Maybe you have had your luggage run through a large, expensive-looking machine near the airline check-in counter. That is actually a high resolution x-ray device, and they are looking for bombs, not raw explosives, attached to electronics or timers or altimeters. The machines are powerful, precise, and expensive. As a test I left a role of film in my luggage, and the developed negatives came back partially exposed by x-rays. This device is the best we have for detecting bombs on checked luggage, but its value is not yet clear.
Some people think it useless to require checked luggage match the passenger list. (And it makes it difficult to switch flights, if yours is delayed.) After all, we know the terrorists are willing to commit suicide! But that criticism misses the point.
Forcing al Qaeda to use suicide bombers gives us a great advantage. Consider the character of Mohammad Atta, the man we once thought could move unnoticed in the Western world. We now know that he applied for a loan from the U.S. Department of Agriculture to buy a crop duster company. But he insulted the USDA officer, Jonelle Bryant, who interviewed him (he called her “but a female”), and he threatened her life (“What’s to prevent me from cutting your throat?”) (see the ABC interview with Bryant). Such behavior would not go unreported today.
The other terrorists were equally inept. Richard Reid couldn’t ignite his own shoe. Jose Padilla, the putative radiological weapon bomber, is a former Chicago street thug with a long arrest record. Zacarias Moussaoui (accused of planning to be the 20th hijacker) couldn’t pass a simple written exam in flight school, and told his teachers that he wanted to learn to fly big planes, but was not interested in taking off or landing. He was reported to the FBI and arrested. He is even acting as his own lawyer–as if to confirm his status as a fool.
The suicide terrorists that al Qaeda attracts are not la crme de la crme, as we once thought. They are l’cume de l’cume, the scum of the scum. On a suicide mission, they would stick out like a bashed thumb. As long as we force al Qaeda to use such people, they will be noticed (even if they weren’t before 9/11), and that makes a coordinated attack virtually impossible.
So why search little old ladies at the gate? There are two reasons. The first is to make sure the front line of defense, the x-ray and metal detectors and sniffers at the entrance, are doing what they are supposed to be doing. The random checks will, in time, serve as checks on the efficiency of the checkers in finding illegal materials. The second reason is to overcome the public mania about ethnic profiling. On every flight I have taken in the last eleven months, whenever there was someone in line who even vaguely matched the prejudicial profile of a potential terrorist (e.g. young, dark, perhaps Arab), that person was diverted for a “random” check. Perhaps searching the little old ladies provides cover that minimizes public outrage over profiling.

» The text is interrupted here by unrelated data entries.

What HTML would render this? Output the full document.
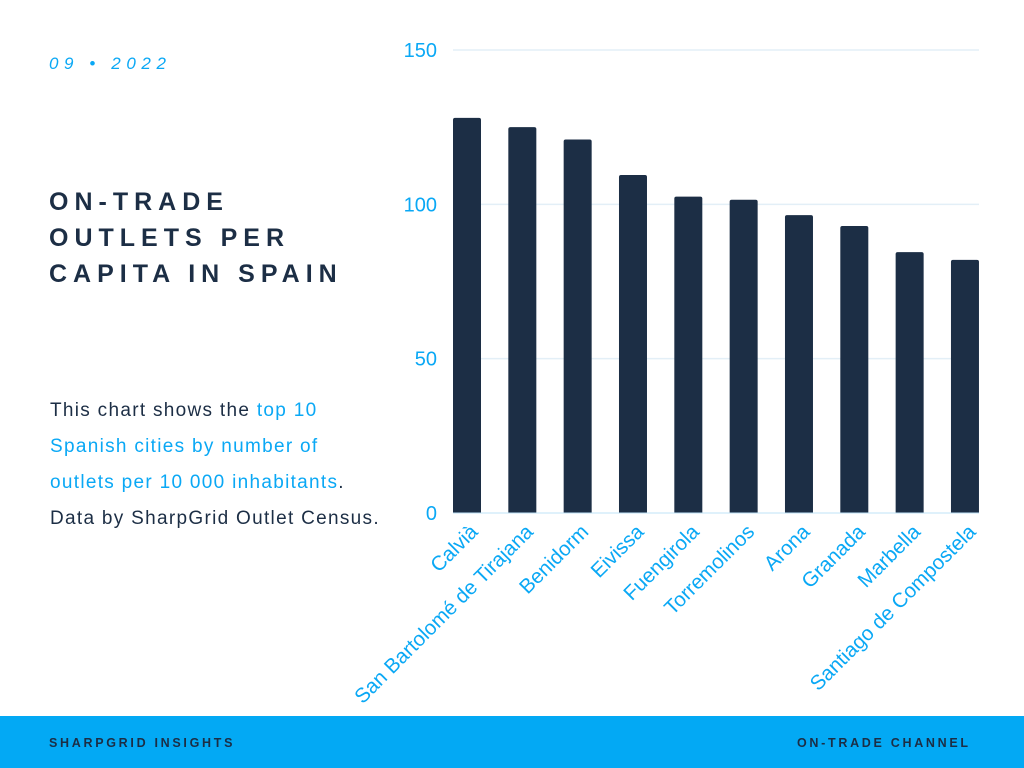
<!DOCTYPE html>
<html><head><meta charset="utf-8"><style>
*{margin:0;padding:0;box-sizing:border-box}
body{width:1024px;height:768px;background:#fff;position:relative;overflow:hidden;font-family:"Liberation Sans",sans-serif}
.abs{position:absolute}
#date{left:49px;top:54px;color:#0aa8f5;font-size:17px;font-style:italic;letter-spacing:5.6px}
#title{left:49px;top:184px;color:#1c2e45;font-size:25px;font-weight:bold;letter-spacing:6px;line-height:36px}
#desc{left:50px;top:393px;color:#1c2e45;font-size:19px;line-height:36px;letter-spacing:1.3px}
#desc span{color:#0aa8f5}
#footer{left:0;top:716px;width:1024px;height:52px;background:#03a9f4}
.ft{top:736px;font-size:12.5px;font-weight:bold;letter-spacing:2.7px;color:#1c2e45}
</style></head><body>
<div id="date" class="abs">09 • 2022</div>
<div id="title" class="abs">ON-TRADE<br>OUTLETS PER<br>CAPITA IN SPAIN</div>
<div id="desc" class="abs">This chart shows the <span>top 10</span><br><span>Spanish cities by number of</span><br><span>outlets per 10 000 inhabitants</span>.<br>Data by SharpGrid Outlet Census.</div>
<svg id="chart" class="abs" style="left:0;top:0" width="1024" height="716"></svg>
<div id="footer" class="abs"></div>
<div class="abs ft" style="left:49px">SHARPGRID INSIGHTS</div>
<div class="abs ft" style="left:797px">ON-TRADE CHANNEL</div>
<script>
const categories=["Calvià","San Bartolomé de Tirajana","Benidorm","Eivissa","Fuengirola","Torremolinos","Arona","Granada","Marbella","Santiago de Compostela"];
const values=[128,125,121,109.5,102.5,101.5,96.5,93,84.5,82];
const ticks=[0,50,100,150];
const NS="http://www.w3.org/2000/svg";
const svg=document.getElementById('chart');
const y0=513,y1=50,vmax=150;
const y=v=>y0-(v/vmax)*(y0-y1);
const x=i=>467+i*55.33;
const bw=28;
function mk(t,a){const e=document.createElementNS(NS,t);for(const k in a)e.setAttribute(k,a[k]);svg.appendChild(e);return e;}
ticks.forEach(t=>{
  if(t>0){const g=mk('line',{x1:453,x2:979,y1:y(t),y2:y(t),stroke:'#e3eff7','stroke-width':1.5});
  
  }
  const l=mk('text',{x:437,y:y(t)+7,'text-anchor':'end',fill:'#0aa8f5','font-size':20,'font-family':'Liberation Sans, sans-serif'});
  l.textContent=t;
  
  
});
values.forEach((v,i)=>{
  const cx=x(i),r=2;
  const p=mk('path',{d:`M${cx-bw/2},${y0}V${y(v)+r}Q${cx-bw/2},${y(v)} ${cx-bw/2+r},${y(v)}H${cx+bw/2-r}Q${cx+bw/2},${y(v)} ${cx+bw/2},${y(v)+r}V${y0}Z`,fill:'#1c2e45'});
  
  
  const ax=cx+12, ay=533;
  const t=mk('text',{x:ax,y:ay,'text-anchor':'end',fill:'#0aa8f5','font-size':20.5,'font-family':'Liberation Sans, sans-serif',transform:`rotate(-45 ${ax} ${ay})`});
  t.textContent=categories[i];
  
  
});
const ax=mk('line',{x1:453,x2:979,y1:y0,y2:y0,stroke:'#bfe3f7','stroke-width':1});


</script>
</body></html>
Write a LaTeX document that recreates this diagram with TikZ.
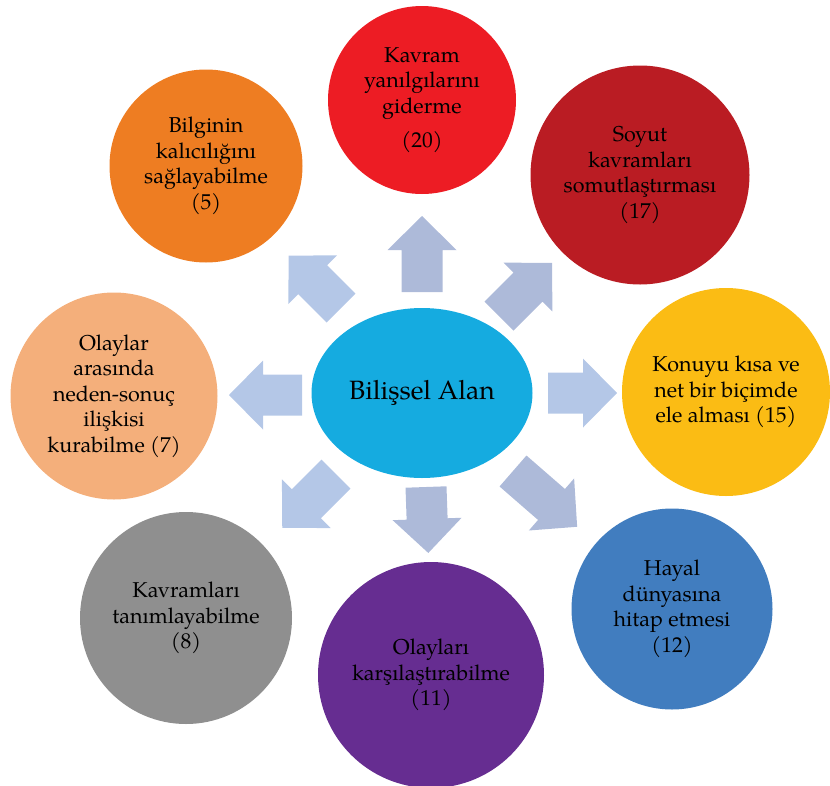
\documentclass[tikz,border=0pt]{standalone}
\usepackage{fontspec}
\setmainfont{TeX Gyre Pagella}
\usepackage{tikz}
\usetikzlibrary{shapes}
\usepackage{xcolor}

\definecolor{redA}{HTML}{ED1C24}
\definecolor{redB}{HTML}{BA1C23}
\definecolor{yellowA}{HTML}{FBBC14}
\definecolor{blueA}{HTML}{417DBF}
\definecolor{purpleA}{HTML}{662D91}
\definecolor{greyA}{HTML}{8F8F8F}
\definecolor{peachA}{HTML}{F4AF7B}
\definecolor{orangeA}{HTML}{EE7D22}
\definecolor{cyanA}{HTML}{15ABE0}
\definecolor{arrowA}{HTML}{B4C7E7}
\definecolor{arrowB}{HTML}{ADBAD9}

\begin{document}
\begin{tikzpicture}[x=1pt,y=-1pt,
        bubble/.style={circle,inner sep=0pt,align=center,text=black,
          font=\fontsize{21.5}{25.5}\selectfont}]
        \useasboundingbox (0,0) rectangle (830,785);

        %draw the block arrows round the centre
        \foreach \bx/\by/\ang/\len/\col in {422/292/90/76/arrowB,
          499/316/45/75/arrowB, 548/393/0/69/arrowA,
          513/471/-41/85/arrowB, 426/487/-88/66/arrowB,
          336/474/-135/76/arrowA, 302/395/180/73/arrowA,
          341/308/135/74/arrowA}
        {
          \begin{scope}[shift={(\bx,\by)},rotate=\ang]
            \fill[\col] (0,-20.5) -- ({\len-34},-20.5) -- ({\len-34},-34.5)
              -- (\len,0) -- ({\len-34},34.5) -- ({\len-34},20.5)
              -- (0,20.5) -- cycle;
          \end{scope}
        }

        %draw the centre ellipse
        \node[ellipse,fill=cyanA,minimum width=221pt,minimum height=170pt,
          inner sep=0pt,font=\fontsize{26.5}{30}\selectfont] (bilissel)
          at (422,393) {Bilişsel Alan};

        %draw the outer circles
        \node[bubble,fill=redA,minimum size=188pt] (kavram) at (422,100)
          {Kavram\\yanılgılarını\\giderme\\[9pt](20)};
        \node[bubble,fill=redB,minimum size=219pt] (soyut) at (640,175)
          {Soyut\\kavramları\\somutlaştırması\\(17)};
        \node[bubble,fill=yellowA,minimum size=208pt] (konuyu) at (726,392)
          {Konuyu kısa ve\\net bir biçimde\\ele alması (15)};
        \node[bubble,fill=blueA,minimum size=201pt] (hayal) at (672,609)
          {Hayal\\dünyasına\\hitap etmesi\\(12)};
        \node[bubble,fill=purpleA,minimum size=226pt] (olaylari) at (431,675)
          {Olayları\\karşılaştırabilme\\(11)};
        \node[bubble,fill=greyA,minimum size=212pt] (kavramlari) at (186,618)
          {Kavramları\\tanımlayabilme\\(8)};
        \node[bubble,fill=peachA,minimum size=207pt] (olaylar) at (114,396)
          {Olaylar\\arasında\\neden-sonuç\\ilişkisi\\kurabilme (7)};
        \node[bubble,fill=orangeA,minimum size=193pt] (bilginin) at (206,166)
          {Bilginin\\kalıcılığını\\sağlayabilme\\(5)};
\end{tikzpicture}
\end{document}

Rules against scissors and pocket knives accomplish nothing. The danger is explosives. I wish there were a workable technology to detect them. But until there is, let’s force the terrorists to use suicide bombers, and let’s spot them at the airport. Don’t underestimate the success of the security measures. Who do you know who would have predicted, after September 11, that eleven months would pass with no additional terrorist triumph in the skies? The world changed much less than most people had expected.